The Wii version of Ghostbusters is its own beast compared to the PS3 and 360 versions you might have seen elsewhere. It's lovingly stylised, with a look to Egon, Ray and the crew that's not a million miles from this month's Battalion Wars 2. And, more crucially, it's designed with Wii's multiplayer strengths in mind: so not only will it have all 10 or so single-player levels, from the streets of New York to the mysterious 'Lost Island', but also a bulging grab bag of four-player modes and minigames. There's no Wi-Fi planned, unfortunately - but the devs promise Ghostbusters is "always fun" with you and three friends.

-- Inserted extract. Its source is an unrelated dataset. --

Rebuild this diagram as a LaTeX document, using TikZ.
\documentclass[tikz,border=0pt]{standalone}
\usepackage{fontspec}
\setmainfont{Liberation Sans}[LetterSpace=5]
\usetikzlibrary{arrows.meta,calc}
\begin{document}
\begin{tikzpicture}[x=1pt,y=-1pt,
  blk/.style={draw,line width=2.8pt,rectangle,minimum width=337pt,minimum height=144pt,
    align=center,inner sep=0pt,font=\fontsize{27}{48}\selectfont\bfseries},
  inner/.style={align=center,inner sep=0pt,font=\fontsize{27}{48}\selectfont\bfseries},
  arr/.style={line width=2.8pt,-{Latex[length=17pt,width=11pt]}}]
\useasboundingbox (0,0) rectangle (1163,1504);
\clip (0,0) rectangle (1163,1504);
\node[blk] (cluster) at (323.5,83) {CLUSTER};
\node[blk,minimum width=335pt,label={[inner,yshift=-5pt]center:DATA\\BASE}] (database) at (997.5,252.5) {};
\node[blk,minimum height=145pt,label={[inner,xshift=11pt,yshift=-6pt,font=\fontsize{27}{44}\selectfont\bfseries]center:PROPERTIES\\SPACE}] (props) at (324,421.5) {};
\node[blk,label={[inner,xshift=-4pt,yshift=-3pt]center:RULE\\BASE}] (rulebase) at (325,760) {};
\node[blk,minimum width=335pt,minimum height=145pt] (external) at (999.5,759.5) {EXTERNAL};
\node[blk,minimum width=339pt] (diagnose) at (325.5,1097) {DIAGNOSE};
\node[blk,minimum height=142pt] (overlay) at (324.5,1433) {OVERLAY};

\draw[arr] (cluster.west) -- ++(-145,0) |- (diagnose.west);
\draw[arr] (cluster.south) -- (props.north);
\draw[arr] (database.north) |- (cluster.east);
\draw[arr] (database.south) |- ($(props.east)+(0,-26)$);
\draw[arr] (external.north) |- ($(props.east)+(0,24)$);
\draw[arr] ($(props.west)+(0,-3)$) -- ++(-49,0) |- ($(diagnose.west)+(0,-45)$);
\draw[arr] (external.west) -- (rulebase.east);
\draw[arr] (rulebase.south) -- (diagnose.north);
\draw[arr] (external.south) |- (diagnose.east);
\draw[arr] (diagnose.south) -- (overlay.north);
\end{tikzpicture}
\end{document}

More on that in a minute, though. Let's talk single-player. The level we got to play on Wii was The Graveyard - a murky, spooky stalk up a rocky path. It starts with nightmare-inducing glowing babies emerging from the dirt - these Wisp-Class ghosts can be dispensed with one burst of the Proton Beam. But by the end, you're up against a colossal ghost boss with a gravestone on his head. This fella needs coordination: you've got your little team of Wii-controlled Ghostbusters (proper, talking ones from the movie, remember - including the mighty Murray as Dr Peter Venkman), intelligently searching for Proton Beam and Ghost Trap points. You all need to train your beams on the boss's head when he jack-in-the-boxes up from underground. Eventually, he'll make a run for it, prompting a hectic chase back down the hill.

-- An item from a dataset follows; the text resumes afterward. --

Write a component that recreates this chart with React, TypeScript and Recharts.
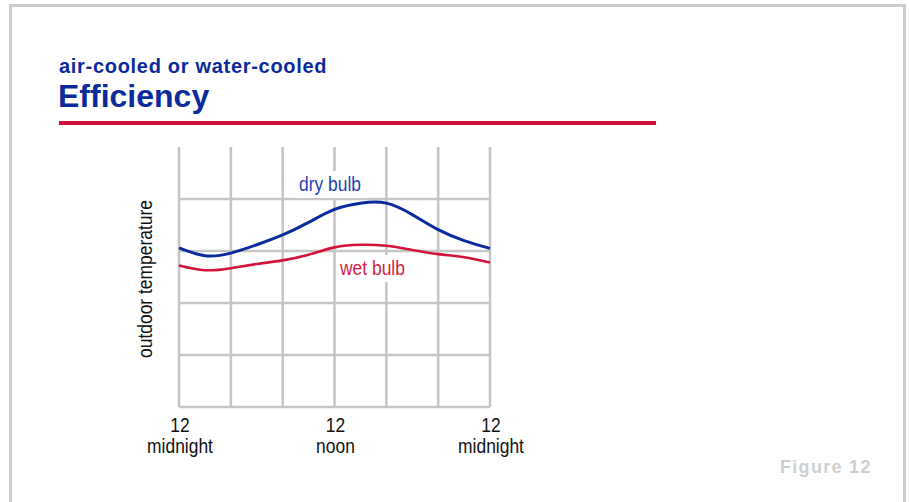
import { LineChart, Line, XAxis, YAxis, CartesianGrid, ReferenceDot } from "recharts";

// hours after midnight, one point every 2 hours
const hours = [0, 2, 4, 6, 8, 10, 12, 14, 16, 18, 20, 22, 24];
// temperatures in grid units (0 = bottom line, 5 = top of plot)
const dryBulb = [3.06, 2.91, 2.96, 3.12, 3.31, 3.55, 3.8, 3.92, 3.92, 3.7, 3.41, 3.2, 3.05];
const wetBulb = [2.72, 2.63, 2.67, 2.75, 2.82, 2.93, 3.07, 3.12, 3.1, 3.02, 2.94, 2.88, 2.78];

const xGridTicks = [0, 4, 8, 12, 16, 20, 24];
const yDomain: [number, number] = [0, 5];
const yGridTicks = [0, 1, 2, 3, 4];
const tickLabels: Record<number, [string, string]> = {
    0: ["12", "midnight"],
    12: ["12", "noon"],
    24: ["12", "midnight"],
};

const data = hours.map((h, i) => ({ hour: h, dry: dryBulb[i], wet: wetBulb[i] }));

// no condensed face installed, so narrow text is squeezed with textLength
const SANS = '"Liberation Sans", Arial, Helvetica, sans-serif';
const BLUE = "#0b2b9c";
const RED = "#d2143c";
const FS = 21;
const NARROW_RATIO = 0.83;

const approxWidth = (s: string) => {
    // rough Arial advance widths in em
    const w: Record<string, number> = {
        "1": 0.556, "2": 0.556, m: 0.833, i: 0.222, d: 0.556, n: 0.556, g: 0.556, h: 0.556, t: 0.278,
        o: 0.556, r: 0.333, y: 0.5, " ": 0.278, b: 0.556, u: 0.556, l: 0.222, w: 0.722, e: 0.556,
        p: 0.556, a: 0.556,
    };
    return [...s].reduce((acc, c) => acc + (w[c] ?? 0.556), 0) * FS * NARROW_RATIO;
};

const Narrow = ({ x, y, children, fill = "#111", ...rest }: any) => (
    <text
        x={x}
        y={y}
        textAnchor="middle"
        fontFamily={SANS}
        fontSize={FS}
        fill={fill}
        textLength={approxWidth(children)}
        lengthAdjust="spacingAndGlyphs"
        {...rest}
    >
        {children}
    </text>
);

const TimeTick = (props: any) => {
    const { x, y, payload } = props;
    const lines = tickLabels[payload.value];
    if (!lines) return null;
    return (
        <g>
            <Narrow x={x + 1} y={y + 17}>{lines[0]}</Narrow>
            <Narrow x={x + 1} y={y + 38}>{lines[1]}</Narrow>
        </g>
    );
};

const seriesLabel = (text: string, color: string) => (props: any) => {
    const { cx, cy } = props;
    return (
        <g>
            <rect x={cx - 36} y={cy - 13} width={72} height={27} fill="#fff" />
            <Narrow x={cx} y={cy + 7} fill={color}>{text}</Narrow>
        </g>
    );
};

// horizontal grid lines only at the labelled levels, none along the top edge
const horizontalLines = ({ offset }: any) =>
    yGridTicks.map(
        (t) => offset.top + offset.height * (1 - (t - yDomain[0]) / (yDomain[1] - yDomain[0]))
    );

export default function App() {
    return (
        <div style={styles.page}>
            <div style={styles.frame} />
            <div style={styles.subtitle}>air-cooled or water-cooled</div>
            <div style={styles.title}>Efficiency</div>
            <div style={styles.rule} />

            <div style={{ position: "absolute", left: 0, top: 0 }}>
                <LineChart
                    width={909}
                    height={502}
                    data={data}
                    margin={{ top: 147, left: 179, right: 419, bottom: 35 }}
                >
                    <CartesianGrid
                        stroke="#c6c6c6"
                        strokeWidth={2.6}
                        horizontalCoordinatesGenerator={horizontalLines}
                    />
                    <XAxis
                        dataKey="hour"
                        type="number"
                        domain={[0, 24]}
                        ticks={xGridTicks}
                        interval={0}
                        axisLine={false}
                        tickLine={false}
                        height={60}
                        tick={<TimeTick />}
                    />
                    <YAxis type="number" domain={yDomain} ticks={yGridTicks} hide width={0} />
                    <Line
                        type="natural"
                        dataKey="wet"
                        stroke={RED}
                        strokeWidth={2.6}
                        dot={false}
                        isAnimationActive={false}
                    />
                    <Line
                        type="natural"
                        dataKey="dry"
                        stroke={BLUE}
                        strokeWidth={3}
                        dot={false}
                        isAnimationActive={false}
                    />
                    <ReferenceDot x={11.65} y={4.29} r={0} shape={seriesLabel("dry bulb", "#1f3fb0")} />
                    <ReferenceDot x={14.93} y={2.67} r={0} shape={seriesLabel("wet bulb", "#d41d45")} />
                </LineChart>
            </div>

            <svg width={909} height={502} style={{ position: "absolute", left: 0, top: 0, pointerEvents: "none" }}>
                <Narrow x={152} y={279} transform="rotate(-90 152 279)">outdoor temperature</Narrow>
            </svg>

            <div style={styles.figure}>Figure 12</div>
        </div>
    );
}

const styles: Record<string, React.CSSProperties> = {
    page: {
        position: "absolute", left: 0, top: 0, width: 909, height: 502,
        background: "#fff", overflow: "hidden",
    },
    frame: {
        position: "absolute", left: 9, top: 4, width: 897, height: 600,
        border: "3px solid #cccccc", boxSizing: "border-box",
    },
    subtitle: {
        position: "absolute", left: 59, top: 56, fontFamily: SANS, fontWeight: 700,
        fontSize: 20, lineHeight: "20px", letterSpacing: 0.7, color: BLUE, whiteSpace: "nowrap",
    },
    title: {
        position: "absolute", left: 58, top: 80, fontFamily: SANS, fontWeight: 700,
        fontSize: 32, lineHeight: "32px", color: BLUE, whiteSpace: "nowrap",
    },
    rule: { position: "absolute", left: 59, top: 121, width: 597, height: 4, background: "#d0103a" },
    figure: {
        position: "absolute", left: 780, top: 458, fontFamily: SANS, fontWeight: 700,
        fontSize: 18, lineHeight: "18px", letterSpacing: 1.3, color: "#cfcfcf", whiteSpace: "nowrap",
    },
};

Other levels are epic in scale. One's set during NY's Macy's Day parade, where you're battling your way onto a float. Another's a battle through a labyrinthine library basement, all flying books and shield-wielding ghost Knights - and, yep, the return of the Scary Women In The Library. And if you were hoping for a Stay Puft appearance, how's this: a chase through New York's city streets, culminating in an eye-shattering boss fight where you're blasting at the Marshmallow Man from the side of a skyscraper while he claws his way up, his horrible distorted bug-eyed baby face grinning right at you; his fat, delicious arms bunging stone pillars at your forehead.



So, that multiplayer. For one thing: four-player co-op - a full split-screen team of you and your mates, ghost-bustin' through the solo missions. And, for another thing: four-player competitive - solo missions again, but turned into an Eledees-style beam-criss-crossing battle to be first to the ghosts.

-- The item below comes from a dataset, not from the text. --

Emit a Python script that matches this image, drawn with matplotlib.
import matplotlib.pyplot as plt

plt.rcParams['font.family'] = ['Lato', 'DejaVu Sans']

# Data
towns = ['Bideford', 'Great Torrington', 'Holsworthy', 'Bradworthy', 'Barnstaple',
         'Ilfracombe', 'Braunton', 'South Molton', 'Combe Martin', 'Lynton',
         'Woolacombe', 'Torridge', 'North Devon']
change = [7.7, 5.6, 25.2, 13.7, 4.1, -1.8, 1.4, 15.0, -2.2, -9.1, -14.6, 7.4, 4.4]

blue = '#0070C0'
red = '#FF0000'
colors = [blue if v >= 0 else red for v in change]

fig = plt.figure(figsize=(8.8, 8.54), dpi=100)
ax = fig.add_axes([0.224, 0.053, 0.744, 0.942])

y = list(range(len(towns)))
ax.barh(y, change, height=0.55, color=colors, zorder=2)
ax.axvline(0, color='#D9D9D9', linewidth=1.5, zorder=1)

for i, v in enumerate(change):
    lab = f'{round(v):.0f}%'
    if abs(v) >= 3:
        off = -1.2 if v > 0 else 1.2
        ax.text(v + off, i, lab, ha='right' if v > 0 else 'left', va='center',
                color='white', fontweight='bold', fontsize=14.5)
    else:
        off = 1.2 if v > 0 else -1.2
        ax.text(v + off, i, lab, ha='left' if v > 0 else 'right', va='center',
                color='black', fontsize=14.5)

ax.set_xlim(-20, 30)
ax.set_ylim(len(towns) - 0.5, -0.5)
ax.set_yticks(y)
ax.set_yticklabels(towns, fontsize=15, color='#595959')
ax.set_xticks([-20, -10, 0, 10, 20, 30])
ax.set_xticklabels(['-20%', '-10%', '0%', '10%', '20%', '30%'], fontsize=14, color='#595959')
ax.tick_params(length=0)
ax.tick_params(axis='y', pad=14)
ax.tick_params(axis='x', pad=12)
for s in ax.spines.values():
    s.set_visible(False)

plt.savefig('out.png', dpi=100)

In addition, there's a massive 'Busters vs Ghosts' mode, subdivided into several different types (which you can read about in the box below). Red Fly promise "so many maps it'll almost feel like it's randomised" - and the play, with one team skittering around as ghosts while the others train their beams on them, is shaping up to be some of Wii's most hectic, back-and-forth multiplayering, with living room competitions bound to end in Fanta poured over hair and Pringles tubes rammed down throats.

Plus, you get a slew of two-to-three-minute minigames - including a 30-second battle to bag 100 ghosts that the developer describes as being "like Hungry Hippos". Aces.
We're a long way off from playing the finished version of Ghostbusters: the team's aiming for a Christmas 2008 release.

Plenty of time to rent the DVDs, blow the dust off Ray Parker Jr, fish the lunchbox out of the attic, and get ready to bust some ghosts.